Desiring something a little more chocolatey I reworked my tried and true biscotti recipe to make these – they’re not too sweet, and they satisfy the cravings for chocolate.  If you’d rather not mess around with the dipping chocolate you could just add some semi-sweet chocolate chips into the batter instead.

What you need:

1/2 cup butter

3/4 cup sugar

2 eggs

1 teaspoon vanilla extract

1 teaspoon almond extract

2 cups white flour

1/4 cup cocoa

1  1/2 teaspoons baking powder

1/4 tsp salt

1/2 cup pecan pieces

2 tablespoons cocoa nibs

(3/4 cup semisweet chocolate optional)

For the chocolate coating:

3 oz semi-sweet chocolate, chopped

What to do:

1. Cream the butter, then add sugar, then eggs one at a time and beat until fluffy.  Beat in vanilla and almond extracts.

4. Combine dry ingredients and mix with a wooden spoon until just incorporated.  Add the nuts and cocoa nibs and stir until just combined.

5. Divide the dough into two pieces.  With floured hands form into two logs on a baking sheet.  Bake at 325F for 25-30 minutes.

6. Slice the baked rolls diagonally and place on a baking sheet.  Lower the oven to 300F and bake for 10-15 minutes, until slighty browned.  Turn over and bake for another 10-15, until that side is also slightly browned.

7. Place on cooling racks to cool before you dip them.

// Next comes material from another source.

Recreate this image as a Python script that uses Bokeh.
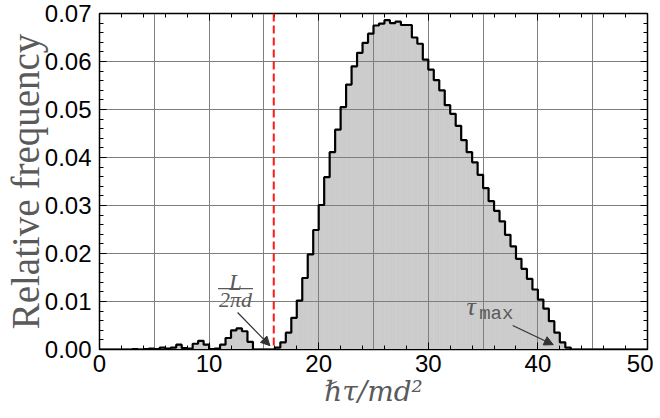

8.  Using a double boiler, or just a bowl over a pot of water, bring the water to a boil, then lower heat to a simmer.  Place 2oz of the chocolate in the top of the double boiler, and stir from time to time until it melts completely.

9.  Take the chocolate off the heat and add the rest of the chocolate, stirring until it melts completely.  Return to the heat and stir until it is very liquidy again.  I use this method to temper the chocolate without a candy thermometer – tempering makes the chocolate firm when it cools, and gives it a shiny finish.

10.  Dip each biscotti into the chocolate and let it sit until the chocolate hardens.

Store the biscotti in an airtight container.  They last quite a while – well, they would last quite a while if people didn’t eat them all up!